In a time when Islamic radicalism raises many of the same questions as domestic Communism did, Lendler’s cogent explication of this landmark case helps students and Court-watchers alike better understand “clear and present danger” tests, ongoing debates over incitement, and the importance of the Holmes-Brandeis dissent in our jurisprudence.

In his introduction to this book, Lendler discusses the ongoing importance and timeliness of the Gitlow case.

”Every era revisits  the bad tendency principle in light of whatever relationship between words and harmful acts seems especially threatening at the time. In 1919 the problem was the possibility of class conflict and revolution.  At the start of the Cold War the fear was that activity by domestic Supporters of the Soviet Union might be harmful to national security. In the contemporary era the debates have involved graphic descriptions of violence in books, in movies, or on the Internet; speech denigrating ethnic groups or women; and speech supporting Islamic radicalism.  In the future the subject will be different, but the debate will be the same: how should the law be applied to words that might lead to crimes? In those debates, a look back at Gitlow will be unavoidable.”

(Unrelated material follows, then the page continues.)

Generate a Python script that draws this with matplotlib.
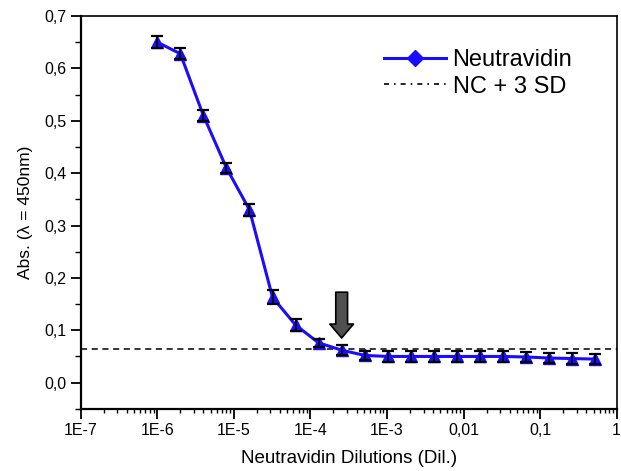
import matplotlib.pyplot as plt
from matplotlib.lines import Line2D
import numpy as np

plt.rcParams["font.family"] = ["Liberation Sans", "DejaVu Sans"]

# serial two-fold dilutions starting at 1E-6
dilutions = [1e-6, 2e-6, 4e-6, 8e-6, 1.6e-5, 3.2e-5, 6.4e-5, 1.28e-4, 2.56e-4,
             5.12e-4, 1.024e-3, 2.048e-3, 4.096e-3, 8.192e-3, 1.6384e-2,
             3.2768e-2, 6.5536e-2, 0.131072, 0.262144, 0.524288]
absorbance = [0.650, 0.628, 0.510, 0.410, 0.330, 0.163, 0.110, 0.076, 0.062,
              0.052, 0.050, 0.050, 0.050, 0.050, 0.050, 0.050, 0.049, 0.047,
              0.046, 0.045]
errors = [0.012, 0.010, 0.011, 0.010, 0.011, 0.013, 0.011, 0.008, 0.009,
          0.009, 0.010, 0.010, 0.010, 0.010, 0.010, 0.010, 0.010, 0.010,
          0.010, 0.010]
cutoff = 0.065
arrow_idx = 8

xticks = [1e-7, 1e-6, 1e-5, 1e-4, 1e-3, 1e-2, 1e-1, 1]
xticklabels = ["1E-7", "1E-6", "1E-5", "1E-4", "1E-3", "0,01", "0,1", "1"]
yticks = [0.0, 0.1, 0.2, 0.3, 0.4, 0.5, 0.6, 0.7]
yticklabels = ["0,0", "0,1", "0,2", "0,3", "0,4", "0,5", "0,6", "0,7"]

fig = plt.figure(figsize=(6.21, 4.71), dpi=100)
ax = fig.add_axes([0.130, 0.132, 0.863, 0.834])

ax.axhline(cutoff, color="black", linestyle=(0, (4, 3)), linewidth=1.1, zorder=1)
ax.plot(dilutions, absorbance, color="#1a0dff", linewidth=2.2, marker="^",
        markersize=8, markeredgecolor="#1a0dff", zorder=3)
ax.errorbar(dilutions, absorbance, yerr=errors, fmt="none", ecolor="black",
            elinewidth=1.3, capsize=4, capthick=1.6, zorder=4)

ax.annotate("", xy=(dilutions[arrow_idx], 0.080),
            xytext=(dilutions[arrow_idx], 0.178),
            arrowprops=dict(arrowstyle="simple,head_width=1.7,head_length=1.0,tail_width=0.85",
                            fc="#505050", ec="black", lw=1.2))

ax.set_xscale("log")
ax.set_xlim(1e-7, 1)
ax.set_ylim(-0.05, 0.7)
ax.set_xticks(xticks)
ax.set_xticklabels(xticklabels)
ax.set_yticks(yticks)
ax.set_yticklabels(yticklabels)
ax.set_yticks(np.arange(-0.05, 0.7, 0.1), minor=True)
ax.tick_params(which="major", direction="out", length=7, width=1.3, labelsize=11.5)
ax.tick_params(which="minor", direction="out", length=4, width=1.0)
ax.tick_params(axis="x", which="minor", length=3)

for side in ["left", "bottom"]:
    ax.spines[side].set_linewidth(1.6)
for side in ["top", "right"]:
    ax.spines[side].set_linewidth(1.2)

ax.set_xlabel("Neutravidin Dilutions (Dil.)", fontsize=13.5, labelpad=8)
ax.set_ylabel("Abs. (λ = 450nm)", fontsize=12.5, labelpad=8)

handles = [
    Line2D([], [], color="#1a0dff", linewidth=2.2, marker="D", markersize=8),
    Line2D([], [], color="black", linewidth=1.2, linestyle=(0, (3, 3, 1, 3))),
]
ax.legend(handles, ["Neutravidin", "NC + 3 SD"], loc="upper right",
          bbox_to_anchor=(0.935, 0.94), frameon=False, fontsize=17,
          handlelength=2.6, handletextpad=0.3, labelspacing=0.2, borderaxespad=0)

fig.savefig("out.png", dpi=100)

In my role as a Law Librarian I had the privilege of helping Marc Lendler locate the trial transcripts he consulted in preparation of this book, as explained in his Acknowledgment:

” In the nine years between this book’s conception and completion a number of people have provided help and direction that were indispensable. My first task before deciding that the Gitlow case was worth exploring was to see whether a transcript of the trial still existed. Fortunately, I was directed to David Badertscher, librarian at the New York Supreme Court Law Library who was both knowledgeable and very helpful; he located the Gitlow transcript and those of the four related trials discussed in chapters 2 and 4. and let me sit in the library’s microfilm room for eight hours a day over several months.”

Working with Lendler during his time at our library taught me that if given adequate resources, latitude, and support from management, librarians can make significant contributions to the dissemination of information critical to an understanding of complex issues in our society.